- SUPPLIED ENTRIES -

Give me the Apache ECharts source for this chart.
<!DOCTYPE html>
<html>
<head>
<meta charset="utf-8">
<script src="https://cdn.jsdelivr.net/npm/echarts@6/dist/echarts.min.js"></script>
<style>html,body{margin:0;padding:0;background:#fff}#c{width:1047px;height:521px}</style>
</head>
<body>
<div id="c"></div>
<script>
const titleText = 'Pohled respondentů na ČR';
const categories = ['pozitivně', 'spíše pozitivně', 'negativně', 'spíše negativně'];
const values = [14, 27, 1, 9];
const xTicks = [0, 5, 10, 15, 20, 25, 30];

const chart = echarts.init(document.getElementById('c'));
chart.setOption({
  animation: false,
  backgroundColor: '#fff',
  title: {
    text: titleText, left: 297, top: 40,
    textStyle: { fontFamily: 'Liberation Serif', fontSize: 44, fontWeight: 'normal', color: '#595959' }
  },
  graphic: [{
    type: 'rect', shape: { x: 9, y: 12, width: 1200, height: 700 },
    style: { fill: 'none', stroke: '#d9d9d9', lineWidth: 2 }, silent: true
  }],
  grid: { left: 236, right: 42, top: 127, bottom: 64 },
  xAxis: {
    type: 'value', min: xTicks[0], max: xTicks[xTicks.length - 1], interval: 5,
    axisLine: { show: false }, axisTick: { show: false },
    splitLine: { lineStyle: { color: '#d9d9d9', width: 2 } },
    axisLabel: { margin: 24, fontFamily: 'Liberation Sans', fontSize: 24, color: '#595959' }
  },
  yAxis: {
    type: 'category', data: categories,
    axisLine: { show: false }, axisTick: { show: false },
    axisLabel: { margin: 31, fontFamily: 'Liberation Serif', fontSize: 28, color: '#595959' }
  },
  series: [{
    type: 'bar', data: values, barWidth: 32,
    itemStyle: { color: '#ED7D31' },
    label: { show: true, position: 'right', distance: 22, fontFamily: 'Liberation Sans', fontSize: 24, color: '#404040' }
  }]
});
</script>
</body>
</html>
--
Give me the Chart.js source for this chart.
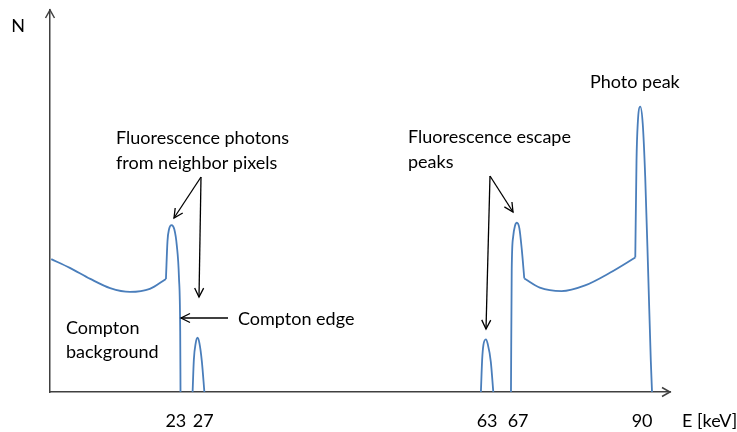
==
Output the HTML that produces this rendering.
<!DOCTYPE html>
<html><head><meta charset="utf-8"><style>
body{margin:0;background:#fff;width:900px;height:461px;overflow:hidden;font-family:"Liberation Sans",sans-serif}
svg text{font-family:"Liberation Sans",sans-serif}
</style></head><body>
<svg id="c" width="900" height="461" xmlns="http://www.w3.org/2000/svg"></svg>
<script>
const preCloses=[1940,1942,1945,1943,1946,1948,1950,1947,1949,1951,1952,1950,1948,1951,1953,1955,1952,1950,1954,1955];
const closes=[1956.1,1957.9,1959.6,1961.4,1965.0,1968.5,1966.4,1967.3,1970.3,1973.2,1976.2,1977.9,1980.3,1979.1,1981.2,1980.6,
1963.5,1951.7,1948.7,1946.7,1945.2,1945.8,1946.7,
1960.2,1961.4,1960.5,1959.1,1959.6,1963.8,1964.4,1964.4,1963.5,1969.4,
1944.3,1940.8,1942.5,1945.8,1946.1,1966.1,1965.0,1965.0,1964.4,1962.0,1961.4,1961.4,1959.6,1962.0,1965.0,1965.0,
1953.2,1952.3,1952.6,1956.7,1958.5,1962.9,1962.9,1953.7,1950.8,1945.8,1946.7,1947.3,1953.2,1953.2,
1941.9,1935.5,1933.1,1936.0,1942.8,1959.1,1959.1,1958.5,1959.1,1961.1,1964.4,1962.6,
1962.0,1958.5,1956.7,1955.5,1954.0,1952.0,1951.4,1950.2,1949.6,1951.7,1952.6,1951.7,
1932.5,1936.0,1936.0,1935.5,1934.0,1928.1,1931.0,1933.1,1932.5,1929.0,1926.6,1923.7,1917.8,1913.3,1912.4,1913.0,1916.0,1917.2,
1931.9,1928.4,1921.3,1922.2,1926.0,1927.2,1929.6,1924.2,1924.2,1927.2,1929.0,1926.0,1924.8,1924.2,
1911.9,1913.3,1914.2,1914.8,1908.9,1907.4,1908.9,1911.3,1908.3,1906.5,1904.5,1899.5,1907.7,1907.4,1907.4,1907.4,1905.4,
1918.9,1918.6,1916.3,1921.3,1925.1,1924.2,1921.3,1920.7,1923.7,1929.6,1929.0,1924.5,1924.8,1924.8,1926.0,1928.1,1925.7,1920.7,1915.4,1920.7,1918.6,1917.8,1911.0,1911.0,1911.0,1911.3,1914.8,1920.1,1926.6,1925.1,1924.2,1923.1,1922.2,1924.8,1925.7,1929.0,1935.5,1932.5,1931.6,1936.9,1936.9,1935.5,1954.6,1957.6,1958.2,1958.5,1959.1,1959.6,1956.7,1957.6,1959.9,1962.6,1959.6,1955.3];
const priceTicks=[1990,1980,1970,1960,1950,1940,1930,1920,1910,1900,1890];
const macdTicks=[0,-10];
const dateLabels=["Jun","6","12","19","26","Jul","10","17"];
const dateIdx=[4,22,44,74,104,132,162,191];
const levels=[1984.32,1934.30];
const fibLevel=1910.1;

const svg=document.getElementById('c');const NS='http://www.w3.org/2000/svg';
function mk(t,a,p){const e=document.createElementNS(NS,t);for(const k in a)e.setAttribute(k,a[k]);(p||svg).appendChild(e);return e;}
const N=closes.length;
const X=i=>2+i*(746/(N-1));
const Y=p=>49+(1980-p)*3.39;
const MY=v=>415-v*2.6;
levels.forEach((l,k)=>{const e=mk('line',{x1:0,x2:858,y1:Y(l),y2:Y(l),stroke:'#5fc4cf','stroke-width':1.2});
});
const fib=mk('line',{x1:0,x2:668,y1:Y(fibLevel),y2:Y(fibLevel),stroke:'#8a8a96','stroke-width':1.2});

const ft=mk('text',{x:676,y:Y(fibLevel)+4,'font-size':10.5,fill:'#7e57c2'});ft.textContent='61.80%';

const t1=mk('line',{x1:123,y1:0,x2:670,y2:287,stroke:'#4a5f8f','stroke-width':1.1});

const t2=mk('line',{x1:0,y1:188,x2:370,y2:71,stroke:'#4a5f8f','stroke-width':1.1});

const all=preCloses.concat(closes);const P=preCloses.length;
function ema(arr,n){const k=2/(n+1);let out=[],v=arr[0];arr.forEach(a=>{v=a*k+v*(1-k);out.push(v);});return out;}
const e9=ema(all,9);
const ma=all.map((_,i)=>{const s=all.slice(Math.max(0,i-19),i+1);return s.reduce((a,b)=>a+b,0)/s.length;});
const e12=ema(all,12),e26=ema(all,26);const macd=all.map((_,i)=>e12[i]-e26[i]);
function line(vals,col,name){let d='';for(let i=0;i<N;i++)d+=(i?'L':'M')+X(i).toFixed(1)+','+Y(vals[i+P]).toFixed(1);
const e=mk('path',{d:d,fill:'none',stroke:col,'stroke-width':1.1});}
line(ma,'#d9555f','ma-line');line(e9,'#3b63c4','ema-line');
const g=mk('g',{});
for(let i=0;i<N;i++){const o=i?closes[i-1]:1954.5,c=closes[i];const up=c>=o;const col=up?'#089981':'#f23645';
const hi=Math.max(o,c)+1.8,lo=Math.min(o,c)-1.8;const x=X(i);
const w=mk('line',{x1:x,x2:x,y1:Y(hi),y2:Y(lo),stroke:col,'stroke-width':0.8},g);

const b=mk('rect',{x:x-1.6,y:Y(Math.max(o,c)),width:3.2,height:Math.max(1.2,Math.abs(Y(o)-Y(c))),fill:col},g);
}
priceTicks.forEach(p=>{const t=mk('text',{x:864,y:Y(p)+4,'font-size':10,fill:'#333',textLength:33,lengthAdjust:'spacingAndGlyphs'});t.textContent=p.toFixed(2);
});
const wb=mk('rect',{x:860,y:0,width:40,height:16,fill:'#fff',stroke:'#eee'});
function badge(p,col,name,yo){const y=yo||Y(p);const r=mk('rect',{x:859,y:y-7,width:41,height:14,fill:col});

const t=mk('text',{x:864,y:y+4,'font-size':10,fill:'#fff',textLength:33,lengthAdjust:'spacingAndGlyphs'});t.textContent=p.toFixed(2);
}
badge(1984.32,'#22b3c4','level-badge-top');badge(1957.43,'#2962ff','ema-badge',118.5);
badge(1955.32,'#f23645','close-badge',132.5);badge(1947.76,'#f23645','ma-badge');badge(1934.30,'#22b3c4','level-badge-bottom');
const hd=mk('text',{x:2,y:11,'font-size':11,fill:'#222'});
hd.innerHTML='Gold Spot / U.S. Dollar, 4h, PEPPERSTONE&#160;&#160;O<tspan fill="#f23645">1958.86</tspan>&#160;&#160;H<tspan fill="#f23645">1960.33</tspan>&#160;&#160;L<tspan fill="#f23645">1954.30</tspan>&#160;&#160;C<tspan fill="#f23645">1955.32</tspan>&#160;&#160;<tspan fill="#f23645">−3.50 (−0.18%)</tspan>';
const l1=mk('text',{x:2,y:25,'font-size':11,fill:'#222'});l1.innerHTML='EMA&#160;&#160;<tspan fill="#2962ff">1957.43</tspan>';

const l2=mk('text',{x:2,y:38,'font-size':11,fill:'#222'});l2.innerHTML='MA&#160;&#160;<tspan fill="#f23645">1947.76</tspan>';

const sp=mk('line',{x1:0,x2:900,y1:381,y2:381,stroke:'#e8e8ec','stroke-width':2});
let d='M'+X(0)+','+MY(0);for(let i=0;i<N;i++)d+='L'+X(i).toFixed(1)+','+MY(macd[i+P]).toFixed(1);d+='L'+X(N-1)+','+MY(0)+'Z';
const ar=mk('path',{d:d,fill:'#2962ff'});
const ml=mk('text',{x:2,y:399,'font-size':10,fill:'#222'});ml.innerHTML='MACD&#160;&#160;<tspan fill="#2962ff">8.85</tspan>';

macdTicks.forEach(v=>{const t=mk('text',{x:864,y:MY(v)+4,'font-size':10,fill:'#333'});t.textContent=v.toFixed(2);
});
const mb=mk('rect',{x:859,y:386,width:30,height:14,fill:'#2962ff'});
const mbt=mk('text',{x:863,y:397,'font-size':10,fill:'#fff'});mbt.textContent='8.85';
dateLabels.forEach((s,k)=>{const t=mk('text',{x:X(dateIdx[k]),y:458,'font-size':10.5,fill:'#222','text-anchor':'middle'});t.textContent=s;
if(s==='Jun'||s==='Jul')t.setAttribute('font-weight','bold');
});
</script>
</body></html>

- DESCRIPTION OF THE TASK -
From the records above, transcribe without alteration every line from the one with "Output the HTML that produces this rendering." to the one with "const fibLevel=1910.1;", inclusive.

- SOLUTION FOR THIS TASK -
Output the HTML that produces this rendering.
<!DOCTYPE html>
<html><head><meta charset="utf-8"><style>
body{margin:0;background:#fff;width:900px;height:461px;overflow:hidden;font-family:"Liberation Sans",sans-serif}
svg text{font-family:"Liberation Sans",sans-serif}
</style></head><body>
<svg id="c" width="900" height="461" xmlns="http://www.w3.org/2000/svg"></svg>
<script>
const preCloses=[1940,1942,1945,1943,1946,1948,1950,1947,1949,1951,1952,1950,1948,1951,1953,1955,1952,1950,1954,1955];
const closes=[1956.1,1957.9,1959.6,1961.4,1965.0,1968.5,1966.4,1967.3,1970.3,1973.2,1976.2,1977.9,1980.3,1979.1,1981.2,1980.6,
1963.5,1951.7,1948.7,1946.7,1945.2,1945.8,1946.7,
1960.2,1961.4,1960.5,1959.1,1959.6,1963.8,1964.4,1964.4,1963.5,1969.4,
1944.3,1940.8,1942.5,1945.8,1946.1,1966.1,1965.0,1965.0,1964.4,1962.0,1961.4,1961.4,1959.6,1962.0,1965.0,1965.0,
1953.2,1952.3,1952.6,1956.7,1958.5,1962.9,1962.9,1953.7,1950.8,1945.8,1946.7,1947.3,1953.2,1953.2,
1941.9,1935.5,1933.1,1936.0,1942.8,1959.1,1959.1,1958.5,1959.1,1961.1,1964.4,1962.6,
1962.0,1958.5,1956.7,1955.5,1954.0,1952.0,1951.4,1950.2,1949.6,1951.7,1952.6,1951.7,
1932.5,1936.0,1936.0,1935.5,1934.0,1928.1,1931.0,1933.1,1932.5,1929.0,1926.6,1923.7,1917.8,1913.3,1912.4,1913.0,1916.0,1917.2,
1931.9,1928.4,1921.3,1922.2,1926.0,1927.2,1929.6,1924.2,1924.2,1927.2,1929.0,1926.0,1924.8,1924.2,
1911.9,1913.3,1914.2,1914.8,1908.9,1907.4,1908.9,1911.3,1908.3,1906.5,1904.5,1899.5,1907.7,1907.4,1907.4,1907.4,1905.4,
1918.9,1918.6,1916.3,1921.3,1925.1,1924.2,1921.3,1920.7,1923.7,1929.6,1929.0,1924.5,1924.8,1924.8,1926.0,1928.1,1925.7,1920.7,1915.4,1920.7,1918.6,1917.8,1911.0,1911.0,1911.0,1911.3,1914.8,1920.1,1926.6,1925.1,1924.2,1923.1,1922.2,1924.8,1925.7,1929.0,1935.5,1932.5,1931.6,1936.9,1936.9,1935.5,1954.6,1957.6,1958.2,1958.5,1959.1,1959.6,1956.7,1957.6,1959.9,1962.6,1959.6,1955.3];
const priceTicks=[1990,1980,1970,1960,1950,1940,1930,1920,1910,1900,1890];
const macdTicks=[0,-10];
const dateLabels=["Jun","6","12","19","26","Jul","10","17"];
const dateIdx=[4,22,44,74,104,132,162,191];
const levels=[1984.32,1934.30];
const fibLevel=1910.1;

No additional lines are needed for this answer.